The Georgia Museum of Art recently completed a major reinstallation of its Barbara and Sanford Orkin Gallery. Among an array of modern and postwar works, visitors will be able to view a striking new addition: a bronze sculpture by John Rhoden. The work is part of a gift of nine sculptures the museum received in 2024 from the John Walter Rhoden and Richanda Phillips Rhoden Collection at the Pennsylvania Academy of the Fine Arts.
For Shawnya Harris, the museum’s Larry D. and Brenda A. Thompson Curator of African American and African Diasporic Art, the acquisition was a milestone. “I was thrilled,” she said. “I always loved Rhoden’s work and wanted the Georgia Museum to be included among the various institutions to receive gifts from his foundation at PAFA. It’s exciting to bring his voice into our galleries and share his story with new audiences.”
John Rhoden (1916 – 2001) showed artistic promise early.

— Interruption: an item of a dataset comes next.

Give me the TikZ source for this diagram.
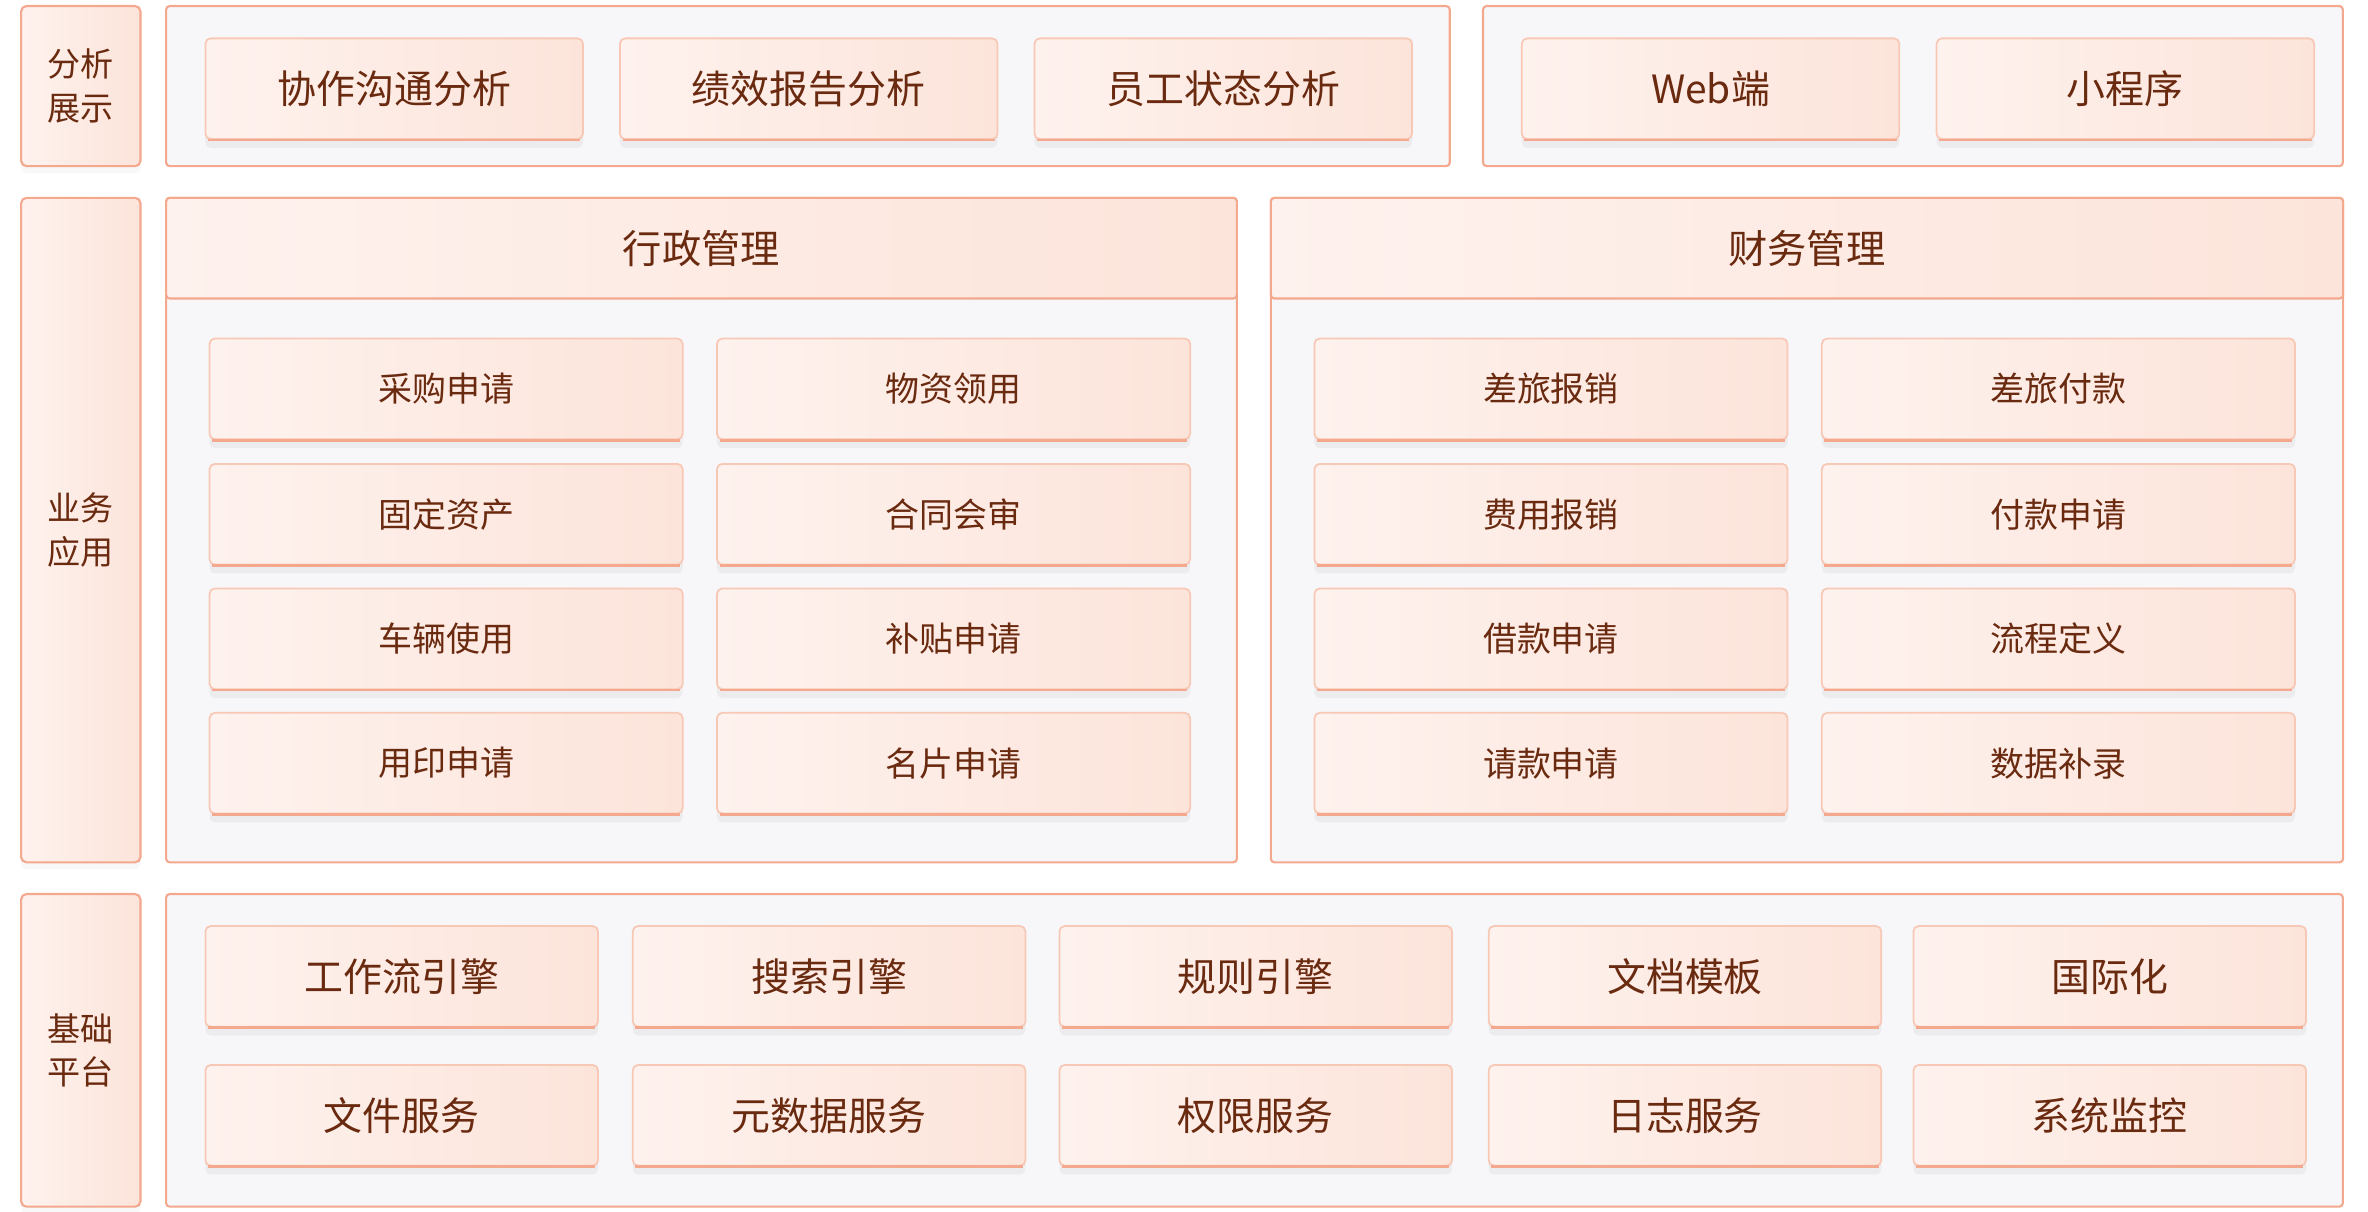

Born in Birmingham, Alabama, he created a bust of his high school principal when he was just 16 years old. After studying at Talladega College, he moved to New York in 1938 to study with renowned sculptor Richmond Barthé, joining a vibrant community of African American artists.

Rhoden served in the Army during World War II, then continued his education at Columbia University. He became the first Black visual artist fellow at the American Academy in Rome as a Fulbright Fellow, a groundbreaking achievement. The US Department of State then selected him to serve as an art specialist as part of the International Cultural Exchange and Fair Participation Act of 1956, leading him to visit over 20 countries. With his wife Richenda Rhoden (also commonly spelled Richanda), he traveled extensively, studying Indigenous art around the world and developing a distinctive modernist style. He worked in bronze, wood and stone, and his pieces have been exhibited at prestigious institutions including the Metropolitan Museum of Art and the Los Angeles County Museum of Art.
Harris emphasized what made Rhoden stand out. “Rhoden was deeply connected to international modernism from the mid-20th century onward, yet his practice stayed rooted in cultural identity and human expression,” she explained. “His career reminds us that Black artists were shaping global conversations through sculpture.”
One of the nine pieces the museum received is now on view in the recently reinstalled Orkin Gallery. Standing just under 30 inches tall, the untitled sculpture is cast in bronze and sits on a marble base. It captures an abstract figure in a moment of graceful movement, with flowing forms that seem to defy gravity. The figure balances on a single point, creating a sense of both stability and motion, as if frozen mid-gesture. As light hits the bronze surface, it emphasizes the curves and angles, making the piece feel alive with energy.

When asked what draws her to Rhoden’s work, Harris pointed to a distinctive quality. “I love how his sculptures balance strength and grace,” she said. “Whether he worked in wood or bronze, there’s a rhythm to his forms, something alive in the surfaces and gestures. His work feels timeless but also very personal.” This bronze sculpture exemplifies that observation, with elegant proportions and rhythmic flow that embody power and delicacy.
The other eight sculptures in the gift showcase Rhoden’s versatility. Together, they offer insight into his artistic range.
The gift to the Georgia Museum is part of a larger effort to preserve and promote Rhoden’s artistic legacy. In 2017, the Pennsylvania Academy of the Fine Arts was selected by the John Rhoden Estate to care for the artist’s work. The Rhoden Collection includes over 300 works of art and archival materials such as photographs, color slides and documents. The estate provided $5 million to fund a curator position, a publication and exhibition about Rhoden, an endowed scholarship for PAFA students and construction of a new arts center in honor of the Rhodens.

PAFA has been working to place Rhoden’s works in museums around the country, ensuring his legacy reaches new audiences. In 2019, PAFA was also awarded a $75,000 grant by the National Endowment for the Humanities to organize 5,000 digital objects into a free, publicly accessible archival collection documenting Rhoden’s life and career.
In the Orkin Gallery, Rhoden’s bronze sculpture is positioned near a listening station and paintings themed around sound and movement. The sculpture’s sense of rhythm and motion, frozen mid-gesture yet radiating energy, creates a natural conversation with these surrounding works. This placement invites visitors to consider how sculpture, sound and kinetic expression connect across different art forms.
The addition of these nine sculptures represents an important expansion of the museum’s holdings in African American and African Diasporic art. Rhoden’s work bridges international modernism and cultural identity, offering visitors a chance to engage with an artist whose global perspective and technical mastery set him apart. As Harris noted, his sculptures demonstrate how Black artists shaped “global conversations through sculpture” while maintaining a deeply personal and human approach to their craft.